LONDON – Spokane’s Amanda Furrer may not be leaving the Royal Artillery Barracks in London with a medal, but the Olympic shooter will go home with a lot of great memories.
Furrer competed Saturday in the women’s 50-meter rifle, three-position event. She finished in 15th place, a couple of targets short of making it into a shoot-off to try to advance into the final eight.
“It was a lot of fun. actually,” said the 21-year-old, who attends Ohio State University. “I thought that I was going to be way more nervous than I really was. I’ve been anticipating it for the last few weeks and a little bit nervous in the past few days, but coming in today I felt surprisingly calm and just ready to go. The conditions, they were tough today, but I knew exactly what I was doing. You get into position and it’s the same thing that you’ve done a thousand times before.”

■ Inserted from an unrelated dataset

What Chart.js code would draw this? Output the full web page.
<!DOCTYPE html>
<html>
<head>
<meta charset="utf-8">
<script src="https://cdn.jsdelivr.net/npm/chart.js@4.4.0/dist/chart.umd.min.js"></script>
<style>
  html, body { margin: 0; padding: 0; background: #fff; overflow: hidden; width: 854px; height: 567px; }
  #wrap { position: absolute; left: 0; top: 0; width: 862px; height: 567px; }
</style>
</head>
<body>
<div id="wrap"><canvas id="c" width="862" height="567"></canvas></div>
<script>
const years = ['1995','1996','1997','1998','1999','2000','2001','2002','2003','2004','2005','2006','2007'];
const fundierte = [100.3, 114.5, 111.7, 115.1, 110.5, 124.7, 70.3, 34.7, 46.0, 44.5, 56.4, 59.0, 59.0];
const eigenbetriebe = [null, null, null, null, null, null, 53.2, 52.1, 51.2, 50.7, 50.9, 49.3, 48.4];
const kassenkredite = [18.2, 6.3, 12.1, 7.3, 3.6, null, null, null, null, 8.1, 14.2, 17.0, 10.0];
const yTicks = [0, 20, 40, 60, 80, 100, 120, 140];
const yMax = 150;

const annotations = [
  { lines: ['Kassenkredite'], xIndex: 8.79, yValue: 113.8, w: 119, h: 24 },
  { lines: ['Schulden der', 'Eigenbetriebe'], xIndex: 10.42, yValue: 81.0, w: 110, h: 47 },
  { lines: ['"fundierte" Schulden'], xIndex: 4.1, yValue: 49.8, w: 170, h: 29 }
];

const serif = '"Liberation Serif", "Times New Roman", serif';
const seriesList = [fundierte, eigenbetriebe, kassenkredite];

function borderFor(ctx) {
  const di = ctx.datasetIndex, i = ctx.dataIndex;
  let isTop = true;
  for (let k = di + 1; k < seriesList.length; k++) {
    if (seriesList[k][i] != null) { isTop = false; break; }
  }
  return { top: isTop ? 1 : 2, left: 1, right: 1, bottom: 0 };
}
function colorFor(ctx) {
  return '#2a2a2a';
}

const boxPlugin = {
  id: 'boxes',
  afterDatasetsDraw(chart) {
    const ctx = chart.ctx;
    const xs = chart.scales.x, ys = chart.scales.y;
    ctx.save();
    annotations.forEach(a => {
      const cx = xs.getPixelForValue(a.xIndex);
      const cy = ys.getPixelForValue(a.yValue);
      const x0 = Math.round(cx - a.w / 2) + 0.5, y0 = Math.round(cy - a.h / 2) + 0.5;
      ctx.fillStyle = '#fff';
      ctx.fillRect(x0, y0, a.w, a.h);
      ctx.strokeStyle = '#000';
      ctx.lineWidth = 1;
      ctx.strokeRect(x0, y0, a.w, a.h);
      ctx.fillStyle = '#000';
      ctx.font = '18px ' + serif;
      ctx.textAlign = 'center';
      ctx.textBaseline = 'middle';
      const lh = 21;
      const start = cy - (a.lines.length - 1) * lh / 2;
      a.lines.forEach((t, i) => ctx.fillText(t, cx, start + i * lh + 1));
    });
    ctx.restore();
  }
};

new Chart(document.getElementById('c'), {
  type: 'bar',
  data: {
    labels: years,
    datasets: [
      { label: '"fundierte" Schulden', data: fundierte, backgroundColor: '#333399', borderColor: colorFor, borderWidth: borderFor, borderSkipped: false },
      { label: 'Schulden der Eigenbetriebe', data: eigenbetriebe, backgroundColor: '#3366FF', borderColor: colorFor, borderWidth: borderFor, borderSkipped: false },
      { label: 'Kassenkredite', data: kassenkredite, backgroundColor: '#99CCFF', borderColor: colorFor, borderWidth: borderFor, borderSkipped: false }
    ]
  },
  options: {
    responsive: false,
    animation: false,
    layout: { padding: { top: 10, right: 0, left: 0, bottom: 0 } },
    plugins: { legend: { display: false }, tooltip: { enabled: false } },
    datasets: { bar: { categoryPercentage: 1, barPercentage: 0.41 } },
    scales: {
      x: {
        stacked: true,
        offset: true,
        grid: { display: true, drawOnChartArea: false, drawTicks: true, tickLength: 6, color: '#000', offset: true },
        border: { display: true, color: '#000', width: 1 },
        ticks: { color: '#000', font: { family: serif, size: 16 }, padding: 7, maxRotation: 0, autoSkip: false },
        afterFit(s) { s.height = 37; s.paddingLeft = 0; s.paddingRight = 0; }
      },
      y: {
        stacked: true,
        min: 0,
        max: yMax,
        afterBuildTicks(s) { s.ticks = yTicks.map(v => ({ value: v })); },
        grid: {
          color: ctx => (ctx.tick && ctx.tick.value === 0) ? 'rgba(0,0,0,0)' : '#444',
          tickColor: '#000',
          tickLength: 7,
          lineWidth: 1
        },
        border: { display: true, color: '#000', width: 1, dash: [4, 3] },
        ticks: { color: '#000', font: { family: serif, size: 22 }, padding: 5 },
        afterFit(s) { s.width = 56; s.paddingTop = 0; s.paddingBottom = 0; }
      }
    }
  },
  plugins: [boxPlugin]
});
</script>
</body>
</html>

Furrer had 581 points in the qualifying round – meaning she hit the 10.4-centimeter target 581 times out of 600 tries – 200 from each of three different positions. She scored 196 prone, then 189 standing, and finally 196 kneeling.
“I’ve been called a comeback queen just because sometimes if I tend to not do so well in standing I can come back kneeling, because I’ve always been a pretty good kneeling shooter,” she said. “I knew that I had dropped a couple more than I wanted to in standing, but I also knew that I could come back and still have a great score altogether. So I just buckled down and shot that kneeling and it turned out pretty good.”

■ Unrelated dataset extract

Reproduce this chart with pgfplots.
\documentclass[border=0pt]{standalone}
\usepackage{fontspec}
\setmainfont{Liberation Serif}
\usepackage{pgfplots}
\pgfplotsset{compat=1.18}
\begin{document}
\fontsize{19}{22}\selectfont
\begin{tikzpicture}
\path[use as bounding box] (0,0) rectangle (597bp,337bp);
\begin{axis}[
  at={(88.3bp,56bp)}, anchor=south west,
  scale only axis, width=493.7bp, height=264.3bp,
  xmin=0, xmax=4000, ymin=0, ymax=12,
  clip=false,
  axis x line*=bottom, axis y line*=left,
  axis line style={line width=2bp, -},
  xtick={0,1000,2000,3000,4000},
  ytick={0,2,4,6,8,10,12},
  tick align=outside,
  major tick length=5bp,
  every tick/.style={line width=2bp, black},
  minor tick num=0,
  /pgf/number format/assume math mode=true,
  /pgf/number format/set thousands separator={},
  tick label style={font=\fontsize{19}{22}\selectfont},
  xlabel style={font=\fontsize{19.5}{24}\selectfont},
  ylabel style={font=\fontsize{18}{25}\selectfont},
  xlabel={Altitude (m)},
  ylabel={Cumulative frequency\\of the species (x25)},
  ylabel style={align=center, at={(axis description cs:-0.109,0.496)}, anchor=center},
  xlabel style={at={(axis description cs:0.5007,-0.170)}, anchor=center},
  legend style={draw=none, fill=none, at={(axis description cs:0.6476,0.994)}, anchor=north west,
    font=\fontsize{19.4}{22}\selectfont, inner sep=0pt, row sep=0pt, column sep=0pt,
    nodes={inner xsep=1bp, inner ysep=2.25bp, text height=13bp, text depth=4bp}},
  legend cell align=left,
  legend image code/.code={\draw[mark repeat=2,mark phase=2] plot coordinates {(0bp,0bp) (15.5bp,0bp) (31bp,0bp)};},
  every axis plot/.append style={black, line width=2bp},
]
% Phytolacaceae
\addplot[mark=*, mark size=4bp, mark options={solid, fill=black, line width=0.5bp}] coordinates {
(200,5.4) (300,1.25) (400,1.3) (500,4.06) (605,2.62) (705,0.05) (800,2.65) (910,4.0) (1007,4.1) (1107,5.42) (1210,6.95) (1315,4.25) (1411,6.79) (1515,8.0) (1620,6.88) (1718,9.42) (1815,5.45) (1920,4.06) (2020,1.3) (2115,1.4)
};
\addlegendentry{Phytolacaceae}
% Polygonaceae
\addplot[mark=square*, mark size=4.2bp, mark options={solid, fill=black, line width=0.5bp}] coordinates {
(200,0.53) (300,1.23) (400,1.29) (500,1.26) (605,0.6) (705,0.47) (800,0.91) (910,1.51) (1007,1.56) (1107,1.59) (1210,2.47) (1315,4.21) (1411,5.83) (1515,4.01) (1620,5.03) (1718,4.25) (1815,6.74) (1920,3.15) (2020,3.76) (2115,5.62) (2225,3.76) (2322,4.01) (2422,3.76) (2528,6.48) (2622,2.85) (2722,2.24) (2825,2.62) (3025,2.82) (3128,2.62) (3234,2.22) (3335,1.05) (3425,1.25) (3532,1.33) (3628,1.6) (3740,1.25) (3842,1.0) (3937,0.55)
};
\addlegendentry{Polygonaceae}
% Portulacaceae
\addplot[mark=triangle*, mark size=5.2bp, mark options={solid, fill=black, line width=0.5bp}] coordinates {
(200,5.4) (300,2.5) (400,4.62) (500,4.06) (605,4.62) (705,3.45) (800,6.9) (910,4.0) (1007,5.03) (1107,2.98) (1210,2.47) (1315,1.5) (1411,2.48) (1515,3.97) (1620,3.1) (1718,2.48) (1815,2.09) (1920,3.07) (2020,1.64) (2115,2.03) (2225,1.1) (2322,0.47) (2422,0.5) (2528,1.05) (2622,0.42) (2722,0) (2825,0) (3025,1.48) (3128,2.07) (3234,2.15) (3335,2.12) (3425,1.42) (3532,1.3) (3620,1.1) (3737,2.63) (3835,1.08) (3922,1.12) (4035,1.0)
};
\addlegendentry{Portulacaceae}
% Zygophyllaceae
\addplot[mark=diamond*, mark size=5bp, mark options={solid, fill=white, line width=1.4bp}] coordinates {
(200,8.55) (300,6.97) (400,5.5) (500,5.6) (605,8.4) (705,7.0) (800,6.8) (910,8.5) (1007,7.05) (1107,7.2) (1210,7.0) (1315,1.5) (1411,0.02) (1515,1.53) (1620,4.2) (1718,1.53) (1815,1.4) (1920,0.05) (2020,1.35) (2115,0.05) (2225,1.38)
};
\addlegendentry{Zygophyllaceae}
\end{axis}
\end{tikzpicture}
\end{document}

The competition was won by her teammate and good friend Jamie Gray. Her score of 691.9 included a 99.9 in the final round, setting an Olympic finals record as she walked away with a 4.4-point advantage over silver medalist Ivana Maksimovic of Serbia, who finished with a 687.5. The bronze medal was won by Adela Sykorova of the Czech Republic with a 683.0.
Furrer – who began shooting at 11 years old as member of the Spokane Junior Rifle Team where her dad, Mike, was a coach – was full of praise for Gray.

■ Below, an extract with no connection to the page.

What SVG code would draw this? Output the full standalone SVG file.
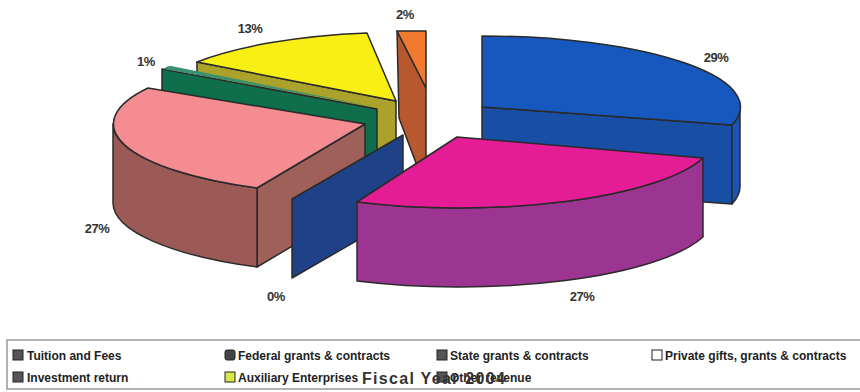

“She put up an amazing score today – an Olympic record, I am so proud of her,” Furrer said. “I look up to her as a shooter. She puts in a lot of hard work. It’s good to see one of my teammates that’s worked for it succeed.”
As for the Mead High grad, who was an alternate for the U.S. team that went to Beijing, she admitted, “There was a couple of bad shots I wish I could take back.
“But I mean that happens, you can’t fix it, so I’m pretty comfortable about it. I feel good. I know my potential. I know that I could have been right in there with those girls. This is my first Olympics and I’m proud of my performance. And I’m glad that I could just go in there and put up a decent score. It wasn’t the best that I could shoot, but it wasn’t bad either.”
A 5-foot-6, 123-pound Twitter aficionado, Furrer already has her sights set on the 2016 Games in Rio de Janeiro – where she made her international debut at the 2007 Pan American Games and won a bronze medal.
“I think that coming around in 2016 I can be up there with the rest of them,” she said.